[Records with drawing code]

____

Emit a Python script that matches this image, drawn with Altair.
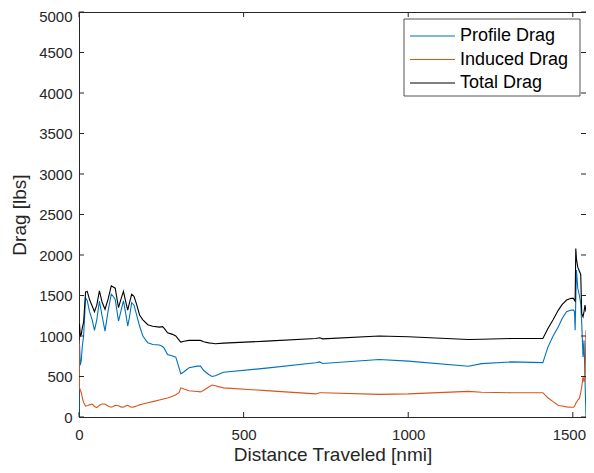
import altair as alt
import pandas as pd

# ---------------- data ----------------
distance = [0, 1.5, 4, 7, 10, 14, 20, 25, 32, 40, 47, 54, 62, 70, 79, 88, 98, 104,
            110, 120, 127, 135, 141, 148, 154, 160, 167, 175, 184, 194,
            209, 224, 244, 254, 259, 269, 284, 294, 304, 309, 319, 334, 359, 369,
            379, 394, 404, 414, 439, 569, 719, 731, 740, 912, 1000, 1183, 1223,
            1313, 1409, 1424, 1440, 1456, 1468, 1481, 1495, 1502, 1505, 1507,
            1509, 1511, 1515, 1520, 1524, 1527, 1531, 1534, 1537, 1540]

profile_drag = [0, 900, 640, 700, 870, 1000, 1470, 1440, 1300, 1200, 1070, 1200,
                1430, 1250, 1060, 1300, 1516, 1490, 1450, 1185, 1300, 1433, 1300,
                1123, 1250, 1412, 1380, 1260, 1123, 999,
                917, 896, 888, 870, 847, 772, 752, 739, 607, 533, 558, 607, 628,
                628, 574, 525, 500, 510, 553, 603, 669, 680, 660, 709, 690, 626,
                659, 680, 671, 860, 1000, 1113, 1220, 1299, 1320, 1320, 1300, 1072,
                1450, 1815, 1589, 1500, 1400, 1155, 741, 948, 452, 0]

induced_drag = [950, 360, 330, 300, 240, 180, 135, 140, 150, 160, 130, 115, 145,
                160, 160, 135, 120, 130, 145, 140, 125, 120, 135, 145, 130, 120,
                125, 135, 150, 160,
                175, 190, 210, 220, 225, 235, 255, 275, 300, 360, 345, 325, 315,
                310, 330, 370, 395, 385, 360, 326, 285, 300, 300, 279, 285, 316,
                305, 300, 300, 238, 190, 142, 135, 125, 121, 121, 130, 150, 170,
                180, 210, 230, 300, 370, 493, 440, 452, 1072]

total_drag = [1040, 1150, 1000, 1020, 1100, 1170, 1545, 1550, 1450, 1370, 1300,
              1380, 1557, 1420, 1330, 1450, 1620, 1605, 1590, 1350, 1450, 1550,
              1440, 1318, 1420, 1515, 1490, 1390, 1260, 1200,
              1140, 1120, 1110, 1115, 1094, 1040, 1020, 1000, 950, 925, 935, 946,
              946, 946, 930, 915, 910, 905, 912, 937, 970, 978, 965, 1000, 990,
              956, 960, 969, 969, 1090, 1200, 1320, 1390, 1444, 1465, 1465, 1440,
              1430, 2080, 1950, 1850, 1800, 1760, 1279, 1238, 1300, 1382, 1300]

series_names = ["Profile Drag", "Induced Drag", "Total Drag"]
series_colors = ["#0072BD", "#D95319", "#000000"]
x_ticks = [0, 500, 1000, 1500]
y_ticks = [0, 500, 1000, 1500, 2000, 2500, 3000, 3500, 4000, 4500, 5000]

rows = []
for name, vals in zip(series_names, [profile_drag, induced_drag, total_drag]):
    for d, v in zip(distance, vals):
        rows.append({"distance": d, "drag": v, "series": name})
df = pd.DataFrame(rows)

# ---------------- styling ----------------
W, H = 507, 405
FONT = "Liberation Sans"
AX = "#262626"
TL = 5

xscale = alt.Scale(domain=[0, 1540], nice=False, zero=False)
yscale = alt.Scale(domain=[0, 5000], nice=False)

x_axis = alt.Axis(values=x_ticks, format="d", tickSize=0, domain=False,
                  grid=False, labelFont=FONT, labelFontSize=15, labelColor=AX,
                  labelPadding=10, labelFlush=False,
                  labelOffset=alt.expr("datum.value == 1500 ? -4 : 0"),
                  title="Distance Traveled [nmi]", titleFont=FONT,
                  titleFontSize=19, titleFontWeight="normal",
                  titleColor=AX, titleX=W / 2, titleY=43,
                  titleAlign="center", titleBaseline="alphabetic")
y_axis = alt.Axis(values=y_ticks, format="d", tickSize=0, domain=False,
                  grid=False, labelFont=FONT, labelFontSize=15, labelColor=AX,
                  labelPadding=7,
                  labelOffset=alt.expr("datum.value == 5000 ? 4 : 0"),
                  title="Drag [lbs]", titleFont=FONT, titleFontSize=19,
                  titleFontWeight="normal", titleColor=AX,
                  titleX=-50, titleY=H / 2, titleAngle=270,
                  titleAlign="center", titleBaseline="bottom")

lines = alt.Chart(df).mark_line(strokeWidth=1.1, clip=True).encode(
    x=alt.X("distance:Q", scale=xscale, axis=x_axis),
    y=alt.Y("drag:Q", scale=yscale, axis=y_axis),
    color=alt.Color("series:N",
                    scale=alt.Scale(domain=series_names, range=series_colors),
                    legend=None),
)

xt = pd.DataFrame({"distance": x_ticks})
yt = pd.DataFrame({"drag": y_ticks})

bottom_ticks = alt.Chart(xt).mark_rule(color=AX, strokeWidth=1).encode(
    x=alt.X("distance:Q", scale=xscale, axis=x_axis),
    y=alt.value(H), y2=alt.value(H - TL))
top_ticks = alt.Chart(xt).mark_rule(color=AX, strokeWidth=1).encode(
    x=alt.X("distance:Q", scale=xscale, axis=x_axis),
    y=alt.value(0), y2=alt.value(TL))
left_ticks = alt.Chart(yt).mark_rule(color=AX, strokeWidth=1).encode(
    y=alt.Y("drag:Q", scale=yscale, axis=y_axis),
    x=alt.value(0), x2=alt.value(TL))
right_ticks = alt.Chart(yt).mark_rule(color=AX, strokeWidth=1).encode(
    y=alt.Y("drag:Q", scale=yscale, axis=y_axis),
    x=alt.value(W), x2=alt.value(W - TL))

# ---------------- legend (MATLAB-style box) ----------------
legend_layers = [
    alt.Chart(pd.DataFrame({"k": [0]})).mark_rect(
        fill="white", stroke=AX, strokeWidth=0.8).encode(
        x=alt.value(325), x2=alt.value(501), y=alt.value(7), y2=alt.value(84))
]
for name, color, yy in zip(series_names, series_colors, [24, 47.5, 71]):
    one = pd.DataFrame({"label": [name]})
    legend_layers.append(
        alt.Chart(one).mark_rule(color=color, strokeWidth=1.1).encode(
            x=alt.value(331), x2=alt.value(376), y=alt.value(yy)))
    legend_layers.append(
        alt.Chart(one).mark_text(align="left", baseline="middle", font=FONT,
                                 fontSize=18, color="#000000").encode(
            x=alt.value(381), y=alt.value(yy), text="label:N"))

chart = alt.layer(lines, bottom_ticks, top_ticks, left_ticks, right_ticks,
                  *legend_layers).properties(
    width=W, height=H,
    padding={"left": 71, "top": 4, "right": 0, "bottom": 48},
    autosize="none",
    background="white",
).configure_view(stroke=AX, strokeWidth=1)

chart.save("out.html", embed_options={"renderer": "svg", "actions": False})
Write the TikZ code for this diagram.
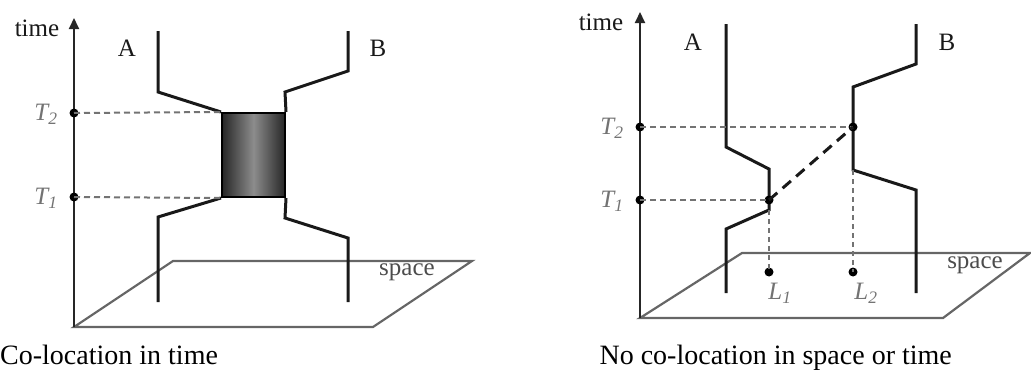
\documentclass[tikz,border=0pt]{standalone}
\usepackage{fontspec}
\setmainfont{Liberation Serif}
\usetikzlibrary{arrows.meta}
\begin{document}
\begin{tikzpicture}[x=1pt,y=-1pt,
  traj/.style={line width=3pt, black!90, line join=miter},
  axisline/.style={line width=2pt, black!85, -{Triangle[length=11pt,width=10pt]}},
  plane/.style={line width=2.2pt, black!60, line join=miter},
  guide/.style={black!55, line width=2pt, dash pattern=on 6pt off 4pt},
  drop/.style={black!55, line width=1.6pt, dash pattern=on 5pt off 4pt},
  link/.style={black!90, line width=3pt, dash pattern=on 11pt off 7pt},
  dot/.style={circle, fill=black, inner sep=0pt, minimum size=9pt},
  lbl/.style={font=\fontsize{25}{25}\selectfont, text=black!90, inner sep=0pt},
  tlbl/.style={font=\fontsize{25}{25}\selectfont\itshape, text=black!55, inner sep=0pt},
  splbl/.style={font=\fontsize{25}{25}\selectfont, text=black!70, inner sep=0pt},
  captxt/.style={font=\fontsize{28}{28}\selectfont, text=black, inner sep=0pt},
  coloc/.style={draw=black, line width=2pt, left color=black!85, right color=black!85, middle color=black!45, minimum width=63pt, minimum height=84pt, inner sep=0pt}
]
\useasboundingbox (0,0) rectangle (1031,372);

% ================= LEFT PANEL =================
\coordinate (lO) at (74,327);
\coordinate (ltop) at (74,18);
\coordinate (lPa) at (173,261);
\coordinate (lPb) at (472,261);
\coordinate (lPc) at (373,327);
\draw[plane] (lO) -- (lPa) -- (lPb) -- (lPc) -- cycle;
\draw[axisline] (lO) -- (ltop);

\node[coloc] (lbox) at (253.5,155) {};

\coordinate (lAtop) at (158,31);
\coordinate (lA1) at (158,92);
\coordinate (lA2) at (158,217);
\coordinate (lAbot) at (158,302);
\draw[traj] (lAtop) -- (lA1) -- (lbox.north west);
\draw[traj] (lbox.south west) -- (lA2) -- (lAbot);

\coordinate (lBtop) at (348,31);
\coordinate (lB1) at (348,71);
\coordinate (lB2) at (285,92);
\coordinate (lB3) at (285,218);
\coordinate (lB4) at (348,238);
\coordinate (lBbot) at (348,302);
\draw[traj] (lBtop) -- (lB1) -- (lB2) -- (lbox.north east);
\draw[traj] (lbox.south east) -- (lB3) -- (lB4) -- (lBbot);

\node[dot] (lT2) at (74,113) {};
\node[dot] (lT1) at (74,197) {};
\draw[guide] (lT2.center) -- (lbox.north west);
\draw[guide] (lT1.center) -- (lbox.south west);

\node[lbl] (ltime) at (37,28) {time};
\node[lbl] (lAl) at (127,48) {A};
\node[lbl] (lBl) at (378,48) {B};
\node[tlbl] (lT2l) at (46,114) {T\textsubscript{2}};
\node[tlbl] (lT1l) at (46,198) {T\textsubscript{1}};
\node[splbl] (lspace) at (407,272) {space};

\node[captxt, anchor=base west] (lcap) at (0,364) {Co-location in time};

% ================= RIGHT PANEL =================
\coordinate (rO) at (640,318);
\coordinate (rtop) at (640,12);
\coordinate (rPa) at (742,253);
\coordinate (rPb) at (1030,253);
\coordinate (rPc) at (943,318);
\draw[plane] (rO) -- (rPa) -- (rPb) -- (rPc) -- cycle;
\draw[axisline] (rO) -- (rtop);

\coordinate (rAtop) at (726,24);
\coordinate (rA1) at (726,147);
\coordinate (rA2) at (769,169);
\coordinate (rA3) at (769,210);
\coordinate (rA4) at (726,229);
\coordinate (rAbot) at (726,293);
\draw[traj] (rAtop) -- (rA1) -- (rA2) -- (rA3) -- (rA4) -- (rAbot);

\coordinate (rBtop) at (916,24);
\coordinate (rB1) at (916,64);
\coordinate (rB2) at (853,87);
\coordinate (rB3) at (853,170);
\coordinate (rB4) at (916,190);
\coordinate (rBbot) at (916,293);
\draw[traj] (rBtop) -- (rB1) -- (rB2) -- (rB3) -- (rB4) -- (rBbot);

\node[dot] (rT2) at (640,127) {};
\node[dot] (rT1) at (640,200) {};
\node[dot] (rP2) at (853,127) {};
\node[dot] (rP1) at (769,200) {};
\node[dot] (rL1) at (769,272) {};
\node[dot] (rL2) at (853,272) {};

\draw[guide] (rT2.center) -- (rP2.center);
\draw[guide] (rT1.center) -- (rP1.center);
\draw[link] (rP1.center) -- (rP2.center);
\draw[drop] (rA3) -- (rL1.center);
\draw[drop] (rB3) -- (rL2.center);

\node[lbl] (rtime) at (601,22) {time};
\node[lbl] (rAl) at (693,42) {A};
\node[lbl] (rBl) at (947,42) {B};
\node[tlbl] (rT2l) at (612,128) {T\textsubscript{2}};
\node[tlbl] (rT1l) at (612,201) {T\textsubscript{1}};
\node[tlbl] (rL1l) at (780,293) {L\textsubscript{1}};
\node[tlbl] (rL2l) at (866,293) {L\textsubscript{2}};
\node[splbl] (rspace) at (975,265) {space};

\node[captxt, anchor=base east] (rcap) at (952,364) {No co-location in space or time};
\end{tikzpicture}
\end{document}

____

> _WHAT THE TASK ASKS_
From the records above, copy only the lines running from the line containing "Write the TikZ code for this diagram." to the line containing "(lbox) at (253.5,155)", both ends included. Leave the pictures out.

> _FINAL RESULT_
Write the TikZ code for this diagram.
\documentclass[tikz,border=0pt]{standalone}
\usepackage{fontspec}
\setmainfont{Liberation Serif}
\usetikzlibrary{arrows.meta}
\begin{document}
\begin{tikzpicture}[x=1pt,y=-1pt,
  traj/.style={line width=3pt, black!90, line join=miter},
  axisline/.style={line width=2pt, black!85, -{Triangle[length=11pt,width=10pt]}},
  plane/.style={line width=2.2pt, black!60, line join=miter},
  guide/.style={black!55, line width=2pt, dash pattern=on 6pt off 4pt},
  drop/.style={black!55, line width=1.6pt, dash pattern=on 5pt off 4pt},
  link/.style={black!90, line width=3pt, dash pattern=on 11pt off 7pt},
  dot/.style={circle, fill=black, inner sep=0pt, minimum size=9pt},
  lbl/.style={font=\fontsize{25}{25}\selectfont, text=black!90, inner sep=0pt},
  tlbl/.style={font=\fontsize{25}{25}\selectfont\itshape, text=black!55, inner sep=0pt},
  splbl/.style={font=\fontsize{25}{25}\selectfont, text=black!70, inner sep=0pt},
  captxt/.style={font=\fontsize{28}{28}\selectfont, text=black, inner sep=0pt},
  coloc/.style={draw=black, line width=2pt, left color=black!85, right color=black!85, middle color=black!45, minimum width=63pt, minimum height=84pt, inner sep=0pt}
]
\useasboundingbox (0,0) rectangle (1031,372);

% ================= LEFT PANEL =================
\coordinate (lO) at (74,327);
\coordinate (ltop) at (74,18);
\coordinate (lPa) at (173,261);
\coordinate (lPb) at (472,261);
\coordinate (lPc) at (373,327);
\draw[plane] (lO) -- (lPa) -- (lPb) -- (lPc) -- cycle;
\draw[axisline] (lO) -- (ltop);

\node[coloc] (lbox) at (253.5,155) {};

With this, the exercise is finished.